Would that be an option for you?
Unless you are using a flash in combination with them. Color of the flashlight is irrelevent. White balance can be adjusted for that. If you combine with flash, filters on the flash can be used to get the desired color.
What is relevant is how high CRI the light have (Color Rating Index). The higher the CRI, the better the color rendition will be. I would rate them as.
65 CRI - not good
70 CRI- Could be acceptable
75 CRI- Useable
80 CRI typical - Good
80 CRI minimum - Marginally better than good
92 CRI - Very good
Getting 800 lumen with high CRI out of a typical zoom light would not be easy. Especially if AA batteries are in the picture.

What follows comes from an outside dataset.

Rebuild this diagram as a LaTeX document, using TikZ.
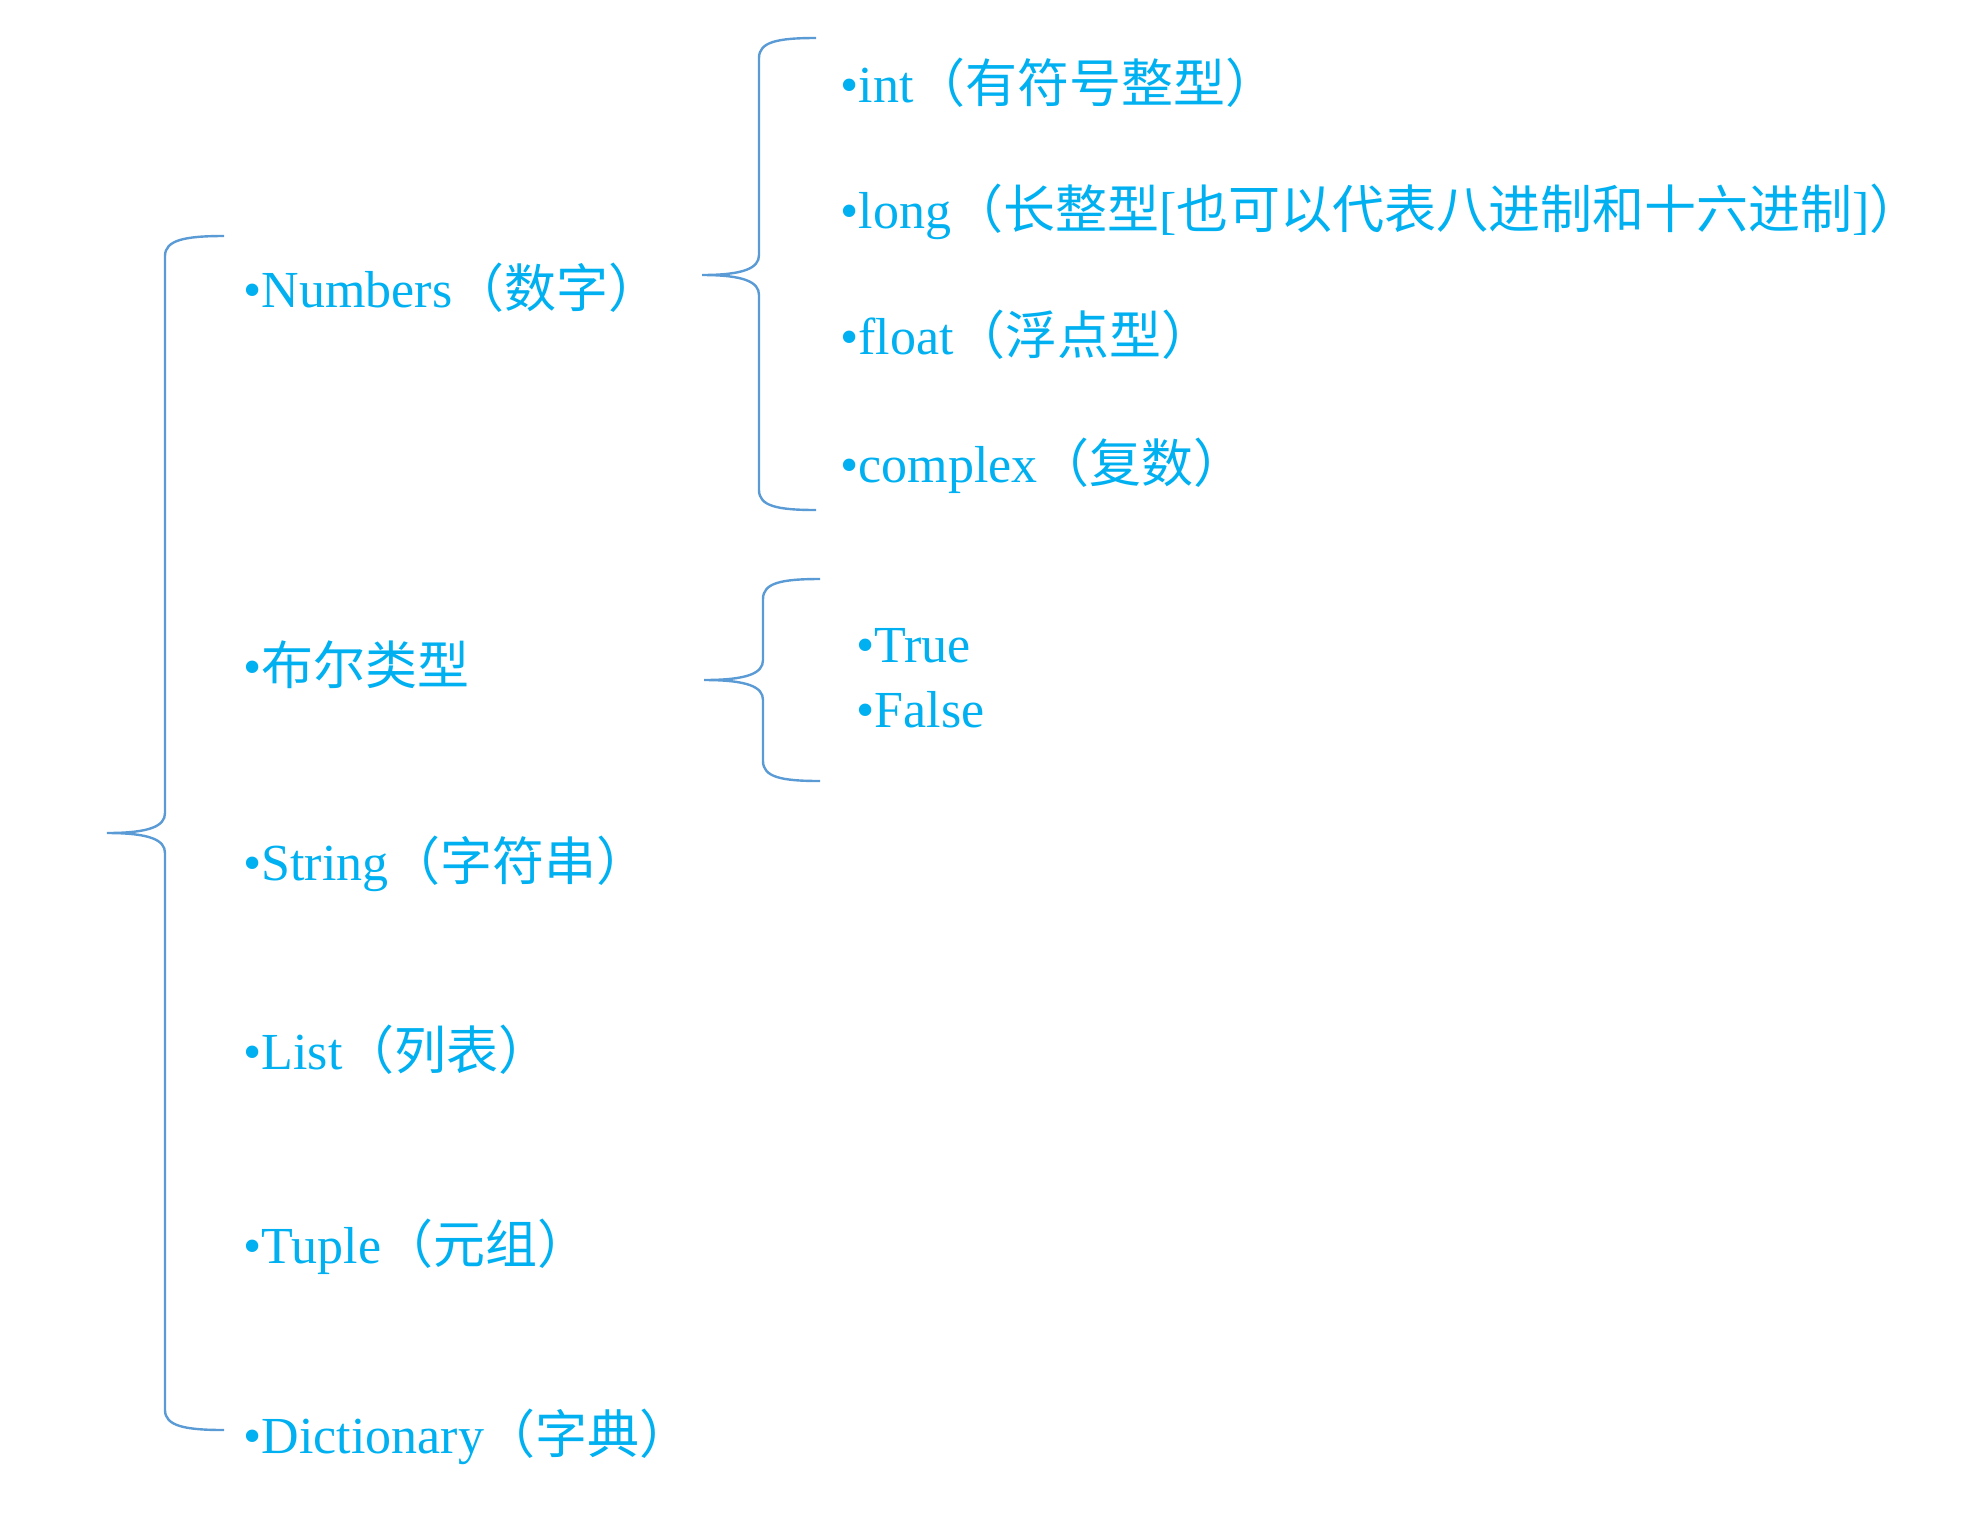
\documentclass[tikz,border=0pt]{standalone}
\usepackage{fontspec}
\setmainfont{Liberation Serif}
\newfontfamily\cjk{Noto Sans CJK SC}
\definecolor{txtblue}{HTML}{00B0F0}
\definecolor{braceblue}{HTML}{5B9BD5}
\begin{document}
\begin{tikzpicture}[x=0.5pt,y=-0.5pt,
  item/.style={anchor=base west, inner sep=0pt, text=txtblue, font=\fontsize{26}{30}\selectfont},
  brace/.style={draw=braceblue, line width=1.2pt}]
\useasboundingbox (0,0) rectangle (1976,1522);
% braces
\coordinate (bigtop) at (224,236);
\coordinate (bigtip) at (107,833);
\coordinate (bigbot) at (224,1430);
\draw[brace] (bigtop) .. controls (185,236) and (165,240) .. (165,256) -- (165,813)
  .. controls (165,826) and (150,833) .. (bigtip)
  .. controls (150,833) and (165,840) .. (165,853) -- (165,1410)
  .. controls (165,1426) and (185,1430) .. (bigbot);
\coordinate (numtop) at (816,38);
\coordinate (numtip) at (702,275);
\coordinate (numbot) at (816,510);
\draw[brace] (numtop) .. controls (777,38) and (759,42) .. (759,58) -- (759,255)
  .. controls (759,268) and (744,275) .. (numtip)
  .. controls (744,275) and (759,282) .. (759,295) -- (759,490)
  .. controls (759,506) and (777,510) .. (numbot);
\coordinate (booltop) at (820,579);
\coordinate (booltip) at (704,680);
\coordinate (boolbot) at (820,781);
\draw[brace] (booltop) .. controls (781,579) and (763,583) .. (763,599) -- (763,660)
  .. controls (763,673) and (748,680) .. (booltip)
  .. controls (748,680) and (763,687) .. (763,700) -- (763,761)
  .. controls (763,777) and (781,781) .. (boolbot);
% left column
\node[item] (num) at (243,307) {•Numbers{\cjk （数字）}};
\node[item] (bool) at (243,684) {•{\cjk 布尔类型}};
\node[item] (str) at (243,880) {•String{\cjk （字符串）}};
\node[item] (list) at (243,1069) {•List{\cjk （列表）}};
\node[item] (tup) at (243,1263) {•Tuple{\cjk （元组）}};
\node[item] (dict) at (243,1453) {•Dictionary{\cjk （字典）}};
% right column
\node[item] (int) at (840,102) {•int{\cjk （有符号整型）}};
\node[item] (long) at (840,228) {•long{\cjk （长整型}[{\cjk 也可以代表八进制和十六进制}]{\cjk ）}};
\node[item] (float) at (840,354) {•float{\cjk （浮点型）}};
\node[item] (cplx) at (840,482) {•complex{\cjk （复数）}};
\node[item] (true) at (856,662) {•True};
\node[item] (false) at (856,727) {•False};
\end{tikzpicture}
\end{document}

Using a 80-CRI Warm white XM-L emitter mounted on copper would give you very high output though and also good CRI. There are also some 4000K NW XM-L2 emitters with 80-CRI that quite recently became easily available.

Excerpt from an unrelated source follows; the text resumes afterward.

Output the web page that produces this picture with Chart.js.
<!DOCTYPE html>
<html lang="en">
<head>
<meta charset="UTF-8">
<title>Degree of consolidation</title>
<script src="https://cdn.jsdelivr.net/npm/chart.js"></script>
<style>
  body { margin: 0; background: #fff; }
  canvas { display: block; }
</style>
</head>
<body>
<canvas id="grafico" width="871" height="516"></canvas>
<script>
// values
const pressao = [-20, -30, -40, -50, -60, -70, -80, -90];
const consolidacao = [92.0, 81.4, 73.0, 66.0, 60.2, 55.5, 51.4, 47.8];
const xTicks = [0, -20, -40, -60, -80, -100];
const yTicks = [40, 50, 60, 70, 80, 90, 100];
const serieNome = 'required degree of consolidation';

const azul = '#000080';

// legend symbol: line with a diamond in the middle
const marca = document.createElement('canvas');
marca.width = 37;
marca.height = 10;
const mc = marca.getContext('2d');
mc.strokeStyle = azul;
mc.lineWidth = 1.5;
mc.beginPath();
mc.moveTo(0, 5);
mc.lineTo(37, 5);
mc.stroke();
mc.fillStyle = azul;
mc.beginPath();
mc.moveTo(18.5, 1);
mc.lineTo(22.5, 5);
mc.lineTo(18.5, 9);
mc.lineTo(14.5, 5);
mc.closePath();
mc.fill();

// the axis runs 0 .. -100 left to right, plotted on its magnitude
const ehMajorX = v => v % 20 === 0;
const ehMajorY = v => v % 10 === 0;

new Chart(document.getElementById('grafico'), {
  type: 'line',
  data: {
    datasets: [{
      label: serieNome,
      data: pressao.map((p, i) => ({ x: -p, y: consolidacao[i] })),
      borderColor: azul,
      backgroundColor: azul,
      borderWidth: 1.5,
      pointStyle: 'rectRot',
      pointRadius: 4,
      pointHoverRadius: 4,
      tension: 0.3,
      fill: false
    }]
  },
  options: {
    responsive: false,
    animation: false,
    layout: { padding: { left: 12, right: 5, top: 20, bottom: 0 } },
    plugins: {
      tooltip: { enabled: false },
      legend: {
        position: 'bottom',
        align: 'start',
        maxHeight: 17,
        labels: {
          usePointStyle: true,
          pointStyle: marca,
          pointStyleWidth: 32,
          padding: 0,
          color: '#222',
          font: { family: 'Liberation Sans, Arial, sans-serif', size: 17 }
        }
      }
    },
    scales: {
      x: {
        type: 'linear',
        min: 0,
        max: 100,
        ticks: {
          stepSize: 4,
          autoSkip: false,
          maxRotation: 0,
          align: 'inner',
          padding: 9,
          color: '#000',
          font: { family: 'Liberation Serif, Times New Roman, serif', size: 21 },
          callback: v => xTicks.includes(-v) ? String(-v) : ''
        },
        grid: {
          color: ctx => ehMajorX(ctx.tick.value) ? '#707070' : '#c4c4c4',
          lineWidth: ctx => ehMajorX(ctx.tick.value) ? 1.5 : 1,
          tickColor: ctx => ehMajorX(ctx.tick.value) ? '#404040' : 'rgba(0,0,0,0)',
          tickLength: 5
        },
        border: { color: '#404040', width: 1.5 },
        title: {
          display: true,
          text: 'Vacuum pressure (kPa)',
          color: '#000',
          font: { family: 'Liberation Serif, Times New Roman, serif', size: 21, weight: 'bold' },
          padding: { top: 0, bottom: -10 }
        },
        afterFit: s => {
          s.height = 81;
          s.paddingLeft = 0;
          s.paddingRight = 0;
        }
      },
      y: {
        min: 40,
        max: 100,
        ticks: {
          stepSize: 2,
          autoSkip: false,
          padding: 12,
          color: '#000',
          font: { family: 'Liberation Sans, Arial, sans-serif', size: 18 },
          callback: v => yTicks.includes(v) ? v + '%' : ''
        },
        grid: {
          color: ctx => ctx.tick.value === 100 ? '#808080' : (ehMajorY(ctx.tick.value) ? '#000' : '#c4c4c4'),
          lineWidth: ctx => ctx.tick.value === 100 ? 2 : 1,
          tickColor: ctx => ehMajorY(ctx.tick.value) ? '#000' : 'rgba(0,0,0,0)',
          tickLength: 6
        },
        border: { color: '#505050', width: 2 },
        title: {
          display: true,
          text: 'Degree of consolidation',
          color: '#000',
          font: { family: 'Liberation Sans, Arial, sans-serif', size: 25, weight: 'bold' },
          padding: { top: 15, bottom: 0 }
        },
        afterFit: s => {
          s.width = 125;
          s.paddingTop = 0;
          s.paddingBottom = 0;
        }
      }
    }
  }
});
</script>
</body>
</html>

There are some options for the high-cri 200 lumen light. But in order two get most of the requirements, you would have to go for custom made lights as far as I can see. Especially if you want the Kelvin on both lights to match, which can be useful depending on your needs.
Send me a message if a set of any good production lights does not come up in this thread that would suit your needs. I may be able to help you out since I have a few candidates that I could customize to your needs.
It would be cheaper to buy lights with low cost shipping from China and such though. So give this thread a week first , just to see if any nice options should come up.